Given Vermont’s new, stricter labeling law that has forced many producers to re-label their product, Maplebrook’s partnership with the Vermont Milk Company has allowed them to change their labels, too. Before sourcing their curds from the Vermont Milk Company, they were shipping in curds from Wisconsin.

“We were able to immediately change our label to say ‘made in Vermont,’” said Mike Scheps, of Maplebrook Farm. “And, we were also able to say on our cheese that buying this product helps the family farmer of Vermont. That helps us out as well.”

Maplebrook also added the Vermont Milk Company name to its label, in an effort to help promote the company, said Johann Englert, also of Maplebrook Farm. Its handmade mozzarella is sold in food coops throughout Vermont, and is sold nationally through Whole Foods, the all-natural food store chain.

More importantly, Scheps travels to the company’s Hardwick processing plant to oversee the curd-making process before the curd travels to Bennington to be hand-shaped and packaged.

Currently, the Vermont Milk Company is taking milk from only a few farms — three or four — said Pollina. The hope is to boost that to five or seven farms within the next few months.

The company is currently making cheddar cheese curds, ricotta cheese, and curd for the hand-stretched mozzarella for Maplebrook Farm, and is also working on its own brand of yogurt to hit retail shelves after the first of the year. The yogurt, a whole milk variety with a hint of vanilla, is already being sold in some restaurants around the state, including the Coffee Corner in downtown Montpelier. The popular eatery is using 10 to 12 pounds a week, said Burmeister.

Pollina and Burmeister said they field calls daily from businesses interested in having the company make products for them. The company is talking with several ice cream companies, some of whom have to purchase ice cream mix from out-of-state, and is looking to make its own butter, mostly for restaurant or bulk use, not retail sale.

The Vermont Milk Company is filling a niche in the state since most of the dairies left are either producing their own brand, or have been bought out by out-of-state conglomerates, like H.P. Hood, or Dean Foods.

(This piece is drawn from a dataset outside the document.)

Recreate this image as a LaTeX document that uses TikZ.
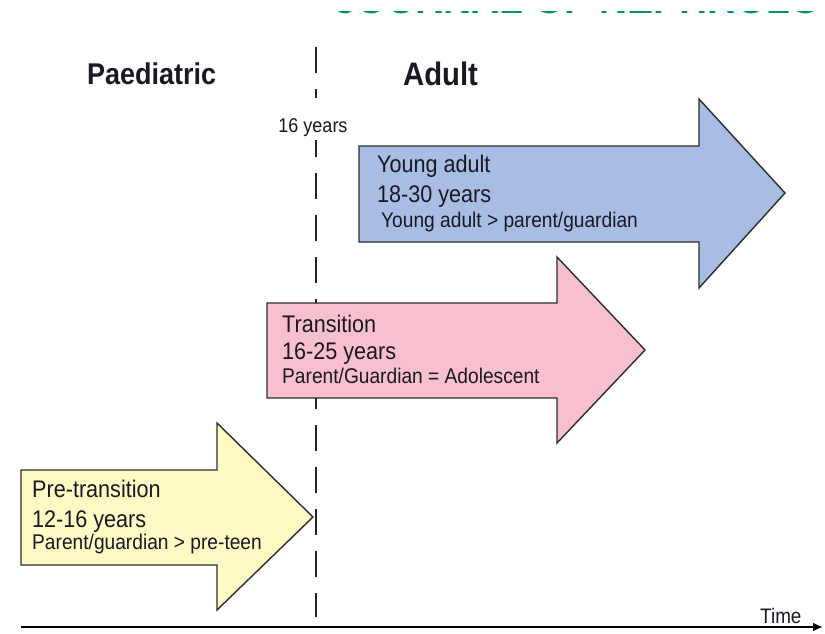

Booth Brothers, Garelick, and Organic Cow of Vermont are three examples.
In fact, few dairy brands are intact in the Green Mountain State. Monument Farms, Thomas’ Dairy, and Strafford Organic Dairy are the only three Vermont-sourced and bottled milk. Strafford also makes an ice cream, too.

Burmeister says this is where the Vermont Milk Company can help to fill a void left by the buyouts of these smaller dairies by larger food conglomerates. They help other companies in Vermont, and add value to their own products by sourcing in-state dairy products.

The plant has been operating, slowly, since September and the Maplebrook contract allowed the company to purchase the plant, and to slowly ramp up production there. The company has five people working on making the cheese in the Hardwick plant and is operating several days a week.

Pollina said he and others looked at a few places in the Northeast Kingdom and Central Vermont before settling on Hardwick. The company put up $650,000 for the plant, and expects to spend more than $1 million before it gets the plant fully refitted.

Pollina believes that if the Vermont Milk Company is successful in the long run, it can serve as a model for how to create smaller processing plants that divert milk out of the commodity market, where it is likely to be blended with milk from New York and Pennsylvania, and instead add some value to it, keep it in Vermont, and more importantly ensure that the Vermont brand remains intact.

“To me, it’s about empowering farmers and giving them a way to have some power over their milk,” said Pollina. “We starting with a handful of farmers, but if we can become a model for other people, I do think it does have the potential to reshape the dairy industry in Vermont.”